Exactly repeat the material, dropping only the pictures.
= = = =
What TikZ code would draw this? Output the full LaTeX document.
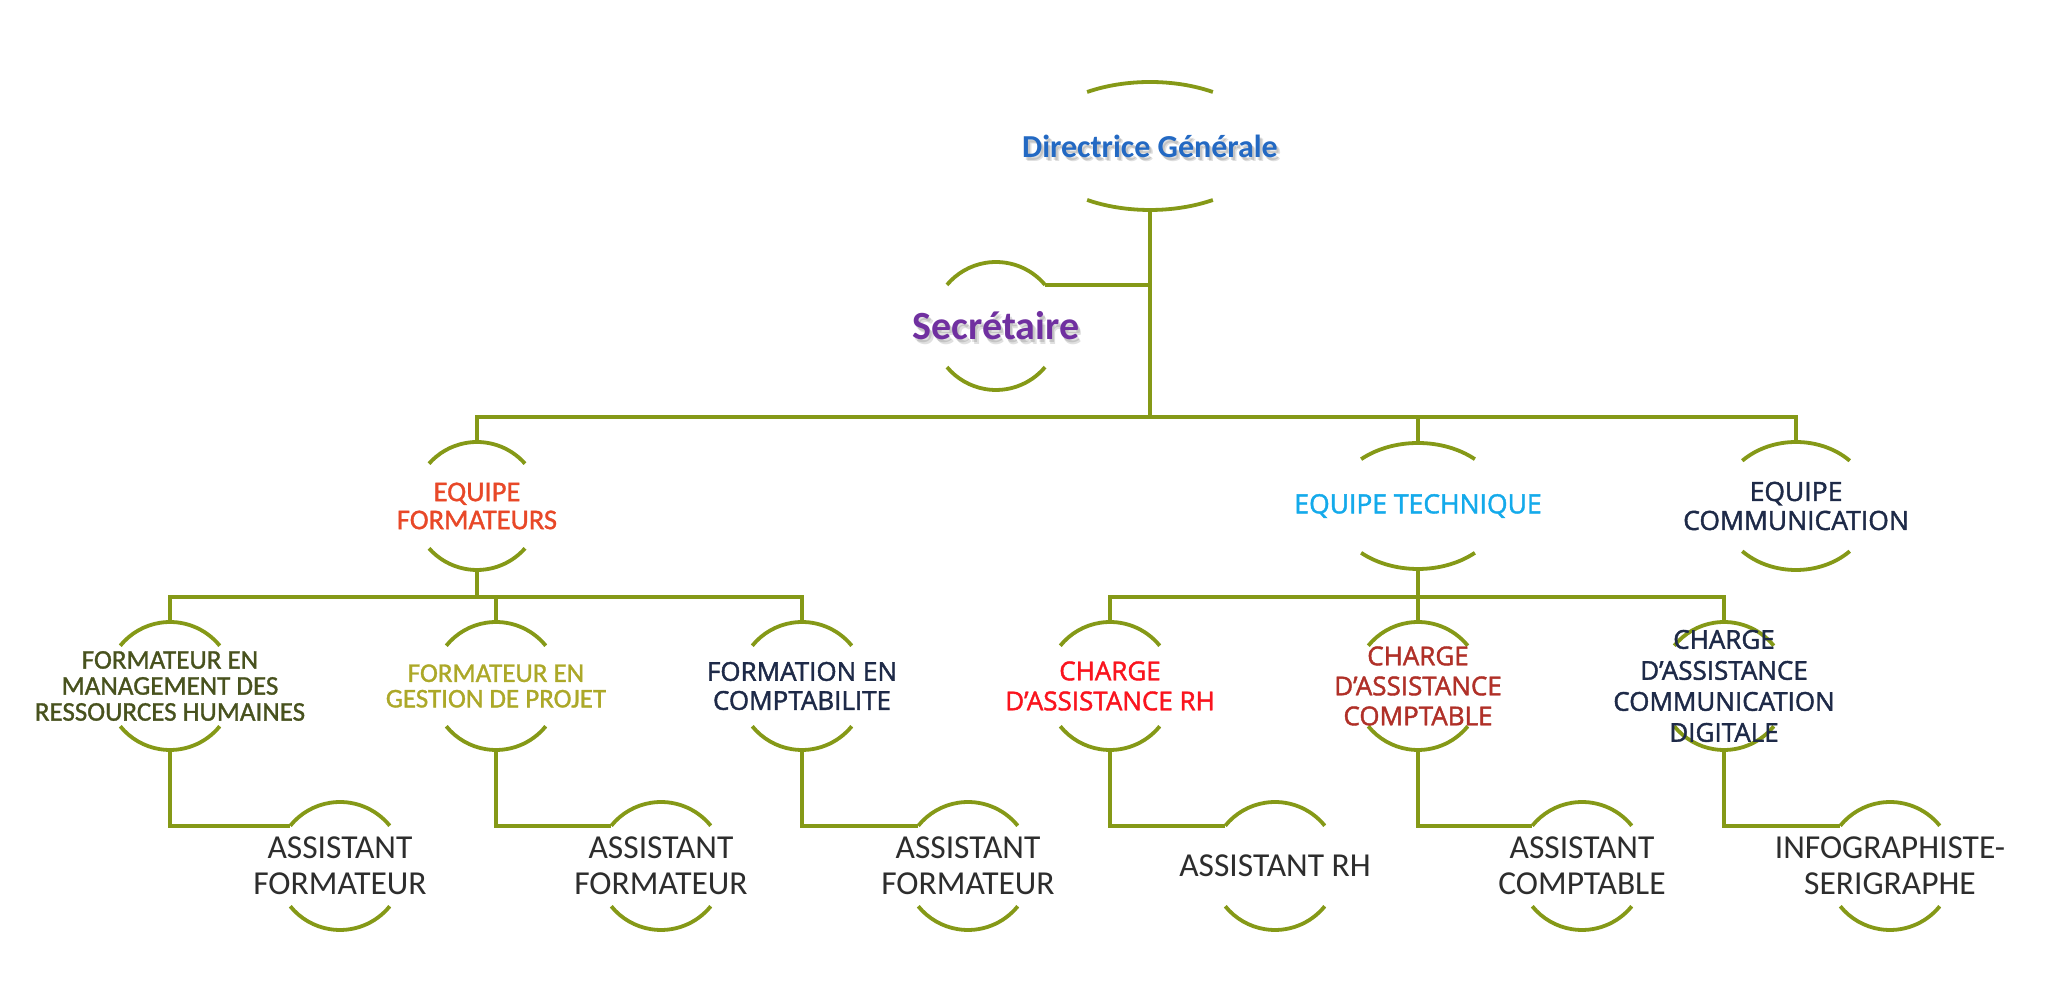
\documentclass[tikz,border=0pt]{standalone}
\usepackage{fontspec}
\setmainfont{Carlito}
\newfontfamily\osans[FakeBold=1.6]{Open Sans}
\newfontfamily\carlsemi[FakeBold=1.2]{Carlito}
\usetikzlibrary{calc}
\definecolor{lineolive}{RGB}{133,153,23}
\definecolor{dgblue}{RGB}{35,105,195}
\definecolor{secpurple}{RGB}{112,48,160}
\definecolor{eqfred}{RGB}{232,72,40}
\definecolor{eqtblue}{RGB}{20,170,235}
\definecolor{navy}{RGB}{30,42,72}
\definecolor{darkolive}{RGB}{72,82,30}
\definecolor{yelolive}{RGB}{172,168,40}
\definecolor{brightred}{RGB}{250,20,30}
\definecolor{darkred}{RGB}{176,48,40}
\definecolor{asgray}{RGB}{45,45,45}
% name, x, y, rx, ry, arc half-angle, style, text
\newcommand\orgshape[8]{%
  \coordinate (#1-c) at (#2,#3);
  \coordinate (#1-t) at (#2,#3+#5);
  \coordinate (#1-b) at (#2,#3-#5);
  \coordinate (#1-l) at ([shift={(180-#6:#4 and #5)}]#1-c);
  \coordinate (#1-r) at ([shift={(#6:#4 and #5)}]#1-c);
  \draw[arcline] (#1-r) arc[start angle=#6, end angle=180-#6, x radius=#4, y radius=#5];
  \draw[arcline] ([shift={(-#6:#4 and #5)}]#1-c) arc[start angle=-#6, end angle=-180+#6, x radius=#4, y radius=#5];
  \node[lbl,#7] (#1) at (#1-c) {#8};
}
\begin{document}
\begin{tikzpicture}[x=1pt,y=1pt,
  arcline/.style={draw=lineolive, line width=3.8pt},
  conn/.style={draw=lineolive, line width=3.8pt, line join=miter},
  lbl/.style={align=center, inner sep=0pt},
  lvlA/.style={font=\carlsemi\fontsize{28.5}{28}\selectfont},
  lvlB/.style={font=\osans\fontsize{26}{29}\selectfont},
  asst/.style={font=\fontsize{33.5}{36}\selectfont, text=asgray},
  shadowtxt/.style={lbl, text=black, opacity=.12},
]
\useasboundingbox (0,0) rectangle (2072,992);
\fill[white] (0,0) rectangle (2072,992);

% soft shadows of the two top titles
\node[shadowtxt, font=\fontsize{32}{36}\selectfont\bfseries] (dgsh1) at (1152,843) {Directrice Générale};
\node[shadowtxt, font=\fontsize{32}{36}\selectfont\bfseries] (dgsh2) at (1153.5,841.5) {Directrice Générale};
\node[shadowtxt, font=\fontsize{40}{44}\selectfont\bfseries] (secsh1) at (998,663) {Secrétaire};
\node[shadowtxt, font=\fontsize{40}{44}\selectfont\bfseries] (secsh2) at (999.5,661.5) {Secrétaire};

% top level
\orgshape{dg}{1150}{846}{117}{64}{57.5}{font=\fontsize{32}{36}\selectfont\bfseries, text=dgblue}{Directrice Générale}
\orgshape{sec}{996}{666}{64}{64}{40}{font=\fontsize{40}{44}\selectfont\bfseries, text=secpurple}{Secrétaire}

% teams
\orgshape{eqf}{477}{486}{64}{64}{41.4}{lvlA, text=eqfred}{EQUIPE\\FORMATEURS}
\orgshape{eqt}{1418}{486}{85}{63}{48}{font=\osans\fontsize{26.5}{29}\selectfont, text=eqtblue}{EQUIPE TECHNIQUE}
\orgshape{eqc}{1796}{486}{76}{64}{45}{font=\osans\fontsize{26.5}{29}\selectfont, text=navy}{EQUIPE\\COMMUNICATION}

% level 3
\orgshape{fr1}{170}{306}{64}{64}{39}{font=\carlsemi\fontsize{27}{26}\selectfont, text=darkolive}{FORMATEUR EN\\MANAGEMENT DES\\RESSOURCES HUMAINES}
\orgshape{fr2}{496}{306}{64}{64}{39}{font=\carlsemi\fontsize{27}{25.5}\selectfont, text=yelolive}{FORMATEUR EN\\GESTION DE PROJET}
\orgshape{fr3}{802}{306}{64}{64}{39}{lvlB, text=navy}{FORMATION EN\\COMPTABILITE}
\orgshape{ct1}{1110}{306}{64}{64}{39}{font=\osans\fontsize{26}{30}\selectfont, text=brightred}{CHARGE\\D’ASSISTANCE RH}
\orgshape{ct2}{1418}{306}{64}{64}{39}{font=\osans\fontsize{26}{30}\selectfont, text=darkred}{CHARGE\\D’ASSISTANCE\\COMPTABLE}
\orgshape{ct3}{1724}{306}{64}{64}{39}{font=\osans\fontsize{26}{31}\selectfont, text=navy}{CHARGE\\D’ASSISTANCE\\COMMUNICATION\\DIGITALE}

% assistants
\orgshape{as1}{340}{126}{64}{64}{39}{asst}{ASSISTANT\\FORMATEUR}
\orgshape{as2}{661}{126}{64}{64}{39}{asst}{ASSISTANT\\FORMATEUR}
\orgshape{as3}{968}{126}{64}{64}{39}{asst}{ASSISTANT\\FORMATEUR}
\orgshape{as4}{1275}{126}{64}{64}{39}{asst}{ASSISTANT RH}
\orgshape{as5}{1582}{126}{64}{64}{39}{asst}{ASSISTANT\\COMPTABLE}
\orgshape{as6}{1890}{126}{64}{64}{39}{asst}{INFOGRAPHISTE-\\SERIGRAPHE}

% bus levels
\coordinate (busA) at (0,575);
\coordinate (busB) at (0,395);

% connectors
\draw[conn] (dg-b) -- (dg-b |- busA);
\draw[conn] (sec-r) -- (sec-r -| dg-b);
\draw[conn] (eqf-t) -- (eqf-t |- busA) -- (eqc-t |- busA) -- (eqc-t);
\draw[conn] (eqt-t) -- (eqt-t |- busA);

\draw[conn] (eqf-b) -- (eqf-b |- busB);
\draw[conn] (fr1-t) -- (fr1-t |- busB) -- (fr3-t |- busB) -- (fr3-t);
\draw[conn] (fr2-t) -- (fr2-t |- busB);

\draw[conn] (eqt-b) -- (ct2-t);
\draw[conn] (ct1-t) -- (ct1-t |- busB) -- (ct3-t |- busB) -- (ct3-t);

\foreach \p/\c in {fr1/as1, fr2/as2, fr3/as3, ct1/as4, ct2/as5, ct3/as6}{
  \draw[conn] (\p-b) -- (\p-b |- \c-l) -- (\c-l);
}
\end{tikzpicture}
\end{document}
= = = =
** The completed task **
What TikZ code would draw this? Output the full LaTeX document.
\documentclass[tikz,border=0pt]{standalone}
\usepackage{fontspec}
\setmainfont{Carlito}
\newfontfamily\osans[FakeBold=1.6]{Open Sans}
\newfontfamily\carlsemi[FakeBold=1.2]{Carlito}
\usetikzlibrary{calc}
\definecolor{lineolive}{RGB}{133,153,23}
\definecolor{dgblue}{RGB}{35,105,195}
\definecolor{secpurple}{RGB}{112,48,160}
\definecolor{eqfred}{RGB}{232,72,40}
\definecolor{eqtblue}{RGB}{20,170,235}
\definecolor{navy}{RGB}{30,42,72}
\definecolor{darkolive}{RGB}{72,82,30}
\definecolor{yelolive}{RGB}{172,168,40}
\definecolor{brightred}{RGB}{250,20,30}
\definecolor{darkred}{RGB}{176,48,40}
\definecolor{asgray}{RGB}{45,45,45}
% name, x, y, rx, ry, arc half-angle, style, text
\newcommand\orgshape[8]{%
  \coordinate (#1-c) at (#2,#3);
  \coordinate (#1-t) at (#2,#3+#5);
  \coordinate (#1-b) at (#2,#3-#5);
  \coordinate (#1-l) at ([shift={(180-#6:#4 and #5)}]#1-c);
  \coordinate (#1-r) at ([shift={(#6:#4 and #5)}]#1-c);
  \draw[arcline] (#1-r) arc[start angle=#6, end angle=180-#6, x radius=#4, y radius=#5];
  \draw[arcline] ([shift={(-#6:#4 and #5)}]#1-c) arc[start angle=-#6, end angle=-180+#6, x radius=#4, y radius=#5];
  \node[lbl,#7] (#1) at (#1-c) {#8};
}
\begin{document}
\begin{tikzpicture}[x=1pt,y=1pt,
  arcline/.style={draw=lineolive, line width=3.8pt},
  conn/.style={draw=lineolive, line width=3.8pt, line join=miter},
  lbl/.style={align=center, inner sep=0pt},
  lvlA/.style={font=\carlsemi\fontsize{28.5}{28}\selectfont},
  lvlB/.style={font=\osans\fontsize{26}{29}\selectfont},
  asst/.style={font=\fontsize{33.5}{36}\selectfont, text=asgray},
  shadowtxt/.style={lbl, text=black, opacity=.12},
]
\useasboundingbox (0,0) rectangle (2072,992);
\fill[white] (0,0) rectangle (2072,992);

% soft shadows of the two top titles
\node[shadowtxt, font=\fontsize{32}{36}\selectfont\bfseries] (dgsh1) at (1152,843) {Directrice Générale};
\node[shadowtxt, font=\fontsize{32}{36}\selectfont\bfseries] (dgsh2) at (1153.5,841.5) {Directrice Générale};
\node[shadowtxt, font=\fontsize{40}{44}\selectfont\bfseries] (secsh1) at (998,663) {Secrétaire};
\node[shadowtxt, font=\fontsize{40}{44}\selectfont\bfseries] (secsh2) at (999.5,661.5) {Secrétaire};

% top level
\orgshape{dg}{1150}{846}{117}{64}{57.5}{font=\fontsize{32}{36}\selectfont\bfseries, text=dgblue}{Directrice Générale}
\orgshape{sec}{996}{666}{64}{64}{40}{font=\fontsize{40}{44}\selectfont\bfseries, text=secpurple}{Secrétaire}

% teams
\orgshape{eqf}{477}{486}{64}{64}{41.4}{lvlA, text=eqfred}{EQUIPE\\FORMATEURS}
\orgshape{eqt}{1418}{486}{85}{63}{48}{font=\osans\fontsize{26.5}{29}\selectfont, text=eqtblue}{EQUIPE TECHNIQUE}
\orgshape{eqc}{1796}{486}{76}{64}{45}{font=\osans\fontsize{26.5}{29}\selectfont, text=navy}{EQUIPE\\COMMUNICATION}

% level 3
\orgshape{fr1}{170}{306}{64}{64}{39}{font=\carlsemi\fontsize{27}{26}\selectfont, text=darkolive}{FORMATEUR EN\\MANAGEMENT DES\\RESSOURCES HUMAINES}
\orgshape{fr2}{496}{306}{64}{64}{39}{font=\carlsemi\fontsize{27}{25.5}\selectfont, text=yelolive}{FORMATEUR EN\\GESTION DE PROJET}
\orgshape{fr3}{802}{306}{64}{64}{39}{lvlB, text=navy}{FORMATION EN\\COMPTABILITE}
\orgshape{ct1}{1110}{306}{64}{64}{39}{font=\osans\fontsize{26}{30}\selectfont, text=brightred}{CHARGE\\D’ASSISTANCE RH}
\orgshape{ct2}{1418}{306}{64}{64}{39}{font=\osans\fontsize{26}{30}\selectfont, text=darkred}{CHARGE\\D’ASSISTANCE\\COMPTABLE}
\orgshape{ct3}{1724}{306}{64}{64}{39}{font=\osans\fontsize{26}{31}\selectfont, text=navy}{CHARGE\\D’ASSISTANCE\\COMMUNICATION\\DIGITALE}

% assistants
\orgshape{as1}{340}{126}{64}{64}{39}{asst}{ASSISTANT\\FORMATEUR}
\orgshape{as2}{661}{126}{64}{64}{39}{asst}{ASSISTANT\\FORMATEUR}
\orgshape{as3}{968}{126}{64}{64}{39}{asst}{ASSISTANT\\FORMATEUR}
\orgshape{as4}{1275}{126}{64}{64}{39}{asst}{ASSISTANT RH}
\orgshape{as5}{1582}{126}{64}{64}{39}{asst}{ASSISTANT\\COMPTABLE}
\orgshape{as6}{1890}{126}{64}{64}{39}{asst}{INFOGRAPHISTE-\\SERIGRAPHE}

% bus levels
\coordinate (busA) at (0,575);
\coordinate (busB) at (0,395);

% connectors
\draw[conn] (dg-b) -- (dg-b |- busA);
\draw[conn] (sec-r) -- (sec-r -| dg-b);
\draw[conn] (eqf-t) -- (eqf-t |- busA) -- (eqc-t |- busA) -- (eqc-t);
\draw[conn] (eqt-t) -- (eqt-t |- busA);

\draw[conn] (eqf-b) -- (eqf-b |- busB);
\draw[conn] (fr1-t) -- (fr1-t |- busB) -- (fr3-t |- busB) -- (fr3-t);
\draw[conn] (fr2-t) -- (fr2-t |- busB);

\draw[conn] (eqt-b) -- (ct2-t);
\draw[conn] (ct1-t) -- (ct1-t |- busB) -- (ct3-t |- busB) -- (ct3-t);

\foreach \p/\c in {fr1/as1, fr2/as2, fr3/as3, ct1/as4, ct2/as5, ct3/as6}{
  \draw[conn] (\p-b) -- (\p-b |- \c-l) -- (\c-l);
}
\end{tikzpicture}
\end{document}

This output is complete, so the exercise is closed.